Do this
The listing below begins with the first line you should copy; stop after the line containing "-81.44, -82.58, -83.04]", and drop every picture.
▽
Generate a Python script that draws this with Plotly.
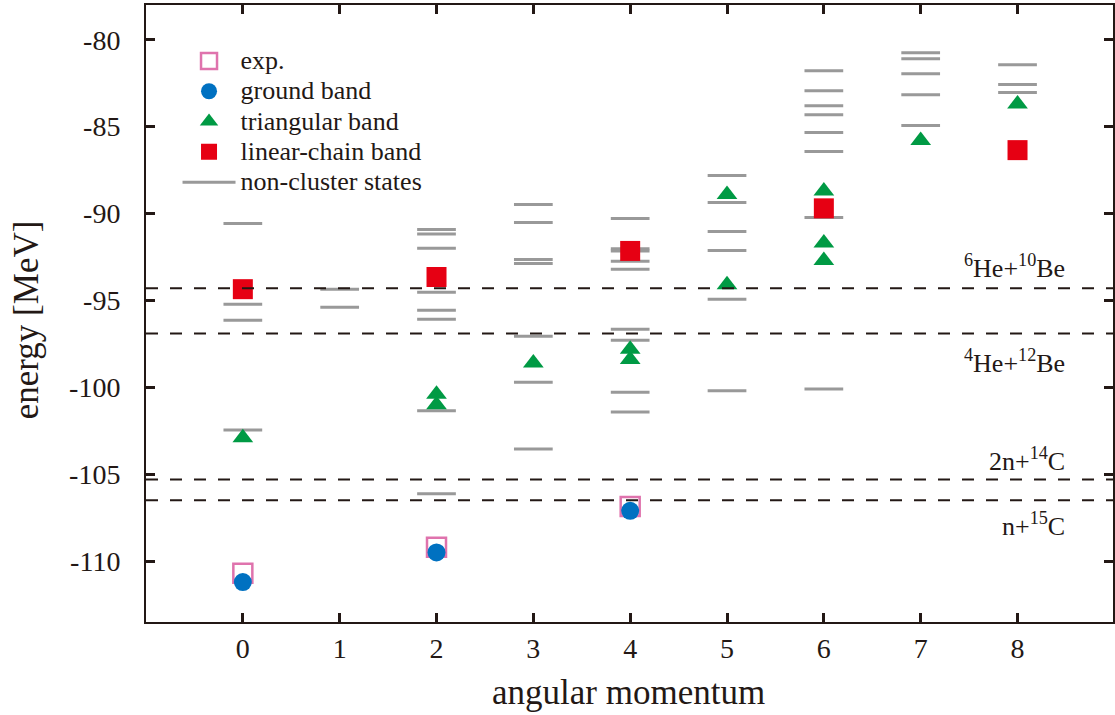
import plotly.graph_objects as go

# ---------------- data ----------------
exp_L = [0, 2, 4]
exp_E = [-110.7, -109.2, -106.85]

ground_L = [0, 2, 4]
ground_E = [-111.2, -109.5, -107.1]

tri_L = [0, 2, 2, 3, 4, 4, 5, 5, 6, 6, 6, 7, 8]
tri_E = [-102.9, -100.4, -101.0, -98.6, -97.8, -98.4, -88.9, -94.1,
         -88.7, -91.7, -92.7, -85.8, -83.7]

chain_L = [0, 2, 4, 6, 8]
chain_E = [-94.35, -93.65, -92.15, -89.7, -86.35]

nc_L = ([0] * 4 + [1] * 2 + [2] * 8 + [3] * 7 + [4] * 9 + [5] * 6 + [6] * 8
        + [7] * 5 + [8] * 3)
nc_E = [-90.57, -95.22, -96.14, -102.46,
        -94.36, -95.39,
        -90.91, -91.18, -92.0, -94.53, -95.57, -96.08, -101.35, -106.12,
        -89.48, -90.51, -92.64, -92.87, -97.06, -99.70, -103.55,
        -90.28, -92.03, -92.16, -92.75, -93.21, -96.66, -97.29, -100.28, -101.42,
        -87.81, -89.36, -91.03, -92.12, -94.93, -100.2,
        -81.78, -82.93, -83.79, -84.31, -85.34, -86.43, -90.22, -100.09,
        -80.75, -81.09, -81.95, -83.16, -84.94,
        -81.44, -82.58, -83.04]

thr_E = [-94.3, -96.9, -105.3, -106.5]
thr_labels = ["<sup>6</sup>He+<sup>10</sup>Be", "<sup>4</sup>He+<sup>12</sup>Be",
              "2n+<sup>14</sup>C", "n+<sup>15</sup>C"]
thr_shift = [22, -28, 20, -24]

x_ticks = [0, 1, 2, 3, 4, 5, 6, 7, 8]
y_ticks = [-110, -105, -100, -95, -90, -85, -80]
y_ticktext = ["-110", "-105", "-100", "-95", "-90", "-85", "-80"]

legend_names = ["exp.", "ground band", "triangular band", "linear-chain band",
                "non-cluster states"]

# ---------------- style ----------------
FONT = "Liberation Serif, Times New Roman, serif"
HALF = 0.2  # half width of level bars (x units)


def lname(s):
    return '<span style="font-size:26px">' + s + '</span>'


bar_x, bar_y = [], []
for L, E in zip(nc_L, nc_E):
    bar_x += [L - HALF, L + HALF, None]
    bar_y += [E, E, None]

fig = go.Figure()
fig.add_trace(go.Scatter(x=bar_x, y=bar_y, mode="lines", name=lname(legend_names[4]),
                         line=dict(color="#999999", width=3), legendrank=5))
fig.add_trace(go.Scatter(x=exp_L, y=exp_E, mode="markers", name=lname(legend_names[0]),
                         marker=dict(symbol="square-open", size=19, color="#df73ad",
                                     line=dict(width=2.5, color="#df73ad")),
                         legendrank=1))
fig.add_trace(go.Scatter(x=ground_L, y=ground_E, mode="markers", name=lname(legend_names[1]),
                         marker=dict(symbol="circle", size=18, color="#0071c1"),
                         legendrank=2))
fig.add_trace(go.Scatter(x=tri_L, y=tri_E, mode="markers", name=lname(legend_names[2]),
                         marker=dict(symbol="triangle-up", size=18, color="#009a44"),
                         legendrank=3))
fig.add_trace(go.Scatter(x=chain_L, y=chain_E, mode="markers", name=lname(legend_names[3]),
                         marker=dict(symbol="square", size=20, color="#e60013"),
                         legendrank=4))

for E, lab, sh in zip(thr_E, thr_labels, thr_shift):
    fig.add_shape(type="line", xref="paper", x0=0, x1=1, yref="y", y0=E, y1=E,
                  line=dict(color="#231815", width=2, dash="12px,12px"), layer="above")
    fig.add_annotation(x=0.9525, xref="paper", y=E, yref="y", text=lab,
                       xanchor="right", yanchor="middle", yshift=sh, showarrow=False,
                       font=dict(family=FONT, size=26, color="#231815"))

fig.add_annotation(x=0.4985, xref="paper", y=-0.115, yref="paper", text="angular momentum",
                   showarrow=False, xanchor="center", yanchor="middle",
                   font=dict(family=FONT, size=35, color="#231815"))
fig.add_annotation(x=-0.1228, xref="paper", y=0.4895, yref="paper", text="energy [MeV]",
                   showarrow=False, xanchor="center", yanchor="middle", textangle=-90,
                   font=dict(family=FONT, size=35, color="#231815"))

axis_common = dict(showgrid=False, zeroline=False, showline=True, linecolor="#231815",
                   linewidth=2, mirror="ticks", ticks="inside", ticklen=9, tickwidth=2.5,
                   tickcolor="#231815",
                   tickfont=dict(family=FONT, size=28, color="#231815"))

fig.update_xaxes(range=[-1, 8.986], tickvals=x_ticks, **axis_common)
fig.update_yaxes(range=[-113.5, -78], tickvals=y_ticks, ticktext=y_ticktext,
                 ticklabelstandoff=18, **axis_common)

fig.update_layout(
    width=1115, height=715,
    margin=dict(l=146, r=0, t=5, b=93),
    plot_bgcolor="white", paper_bgcolor="white",
    font=dict(family=FONT, color="#231815"),
    legend=dict(x=0.0326, y=0.942, xanchor="left", yanchor="top",
                bgcolor="rgba(0,0,0,0)", font=dict(family=FONT, size=21, color="#231815"),
                traceorder="normal", itemwidth=53),
)

fig.write_html("out.html")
△
Problem solution
Generate a Python script that draws this with Plotly.
import plotly.graph_objects as go

# ---------------- data ----------------
exp_L = [0, 2, 4]
exp_E = [-110.7, -109.2, -106.85]

ground_L = [0, 2, 4]
ground_E = [-111.2, -109.5, -107.1]

tri_L = [0, 2, 2, 3, 4, 4, 5, 5, 6, 6, 6, 7, 8]
tri_E = [-102.9, -100.4, -101.0, -98.6, -97.8, -98.4, -88.9, -94.1,
         -88.7, -91.7, -92.7, -85.8, -83.7]

chain_L = [0, 2, 4, 6, 8]
chain_E = [-94.35, -93.65, -92.15, -89.7, -86.35]

nc_L = ([0] * 4 + [1] * 2 + [2] * 8 + [3] * 7 + [4] * 9 + [5] * 6 + [6] * 8
        + [7] * 5 + [8] * 3)
nc_E = [-90.57, -95.22, -96.14, -102.46,
        -94.36, -95.39,
        -90.91, -91.18, -92.0, -94.53, -95.57, -96.08, -101.35, -106.12,
        -89.48, -90.51, -92.64, -92.87, -97.06, -99.70, -103.55,
        -90.28, -92.03, -92.16, -92.75, -93.21, -96.66, -97.29, -100.28, -101.42,
        -87.81, -89.36, -91.03, -92.12, -94.93, -100.2,
        -81.78, -82.93, -83.79, -84.31, -85.34, -86.43, -90.22, -100.09,
        -80.75, -81.09, -81.95, -83.16, -84.94,
        -81.44, -82.58, -83.04]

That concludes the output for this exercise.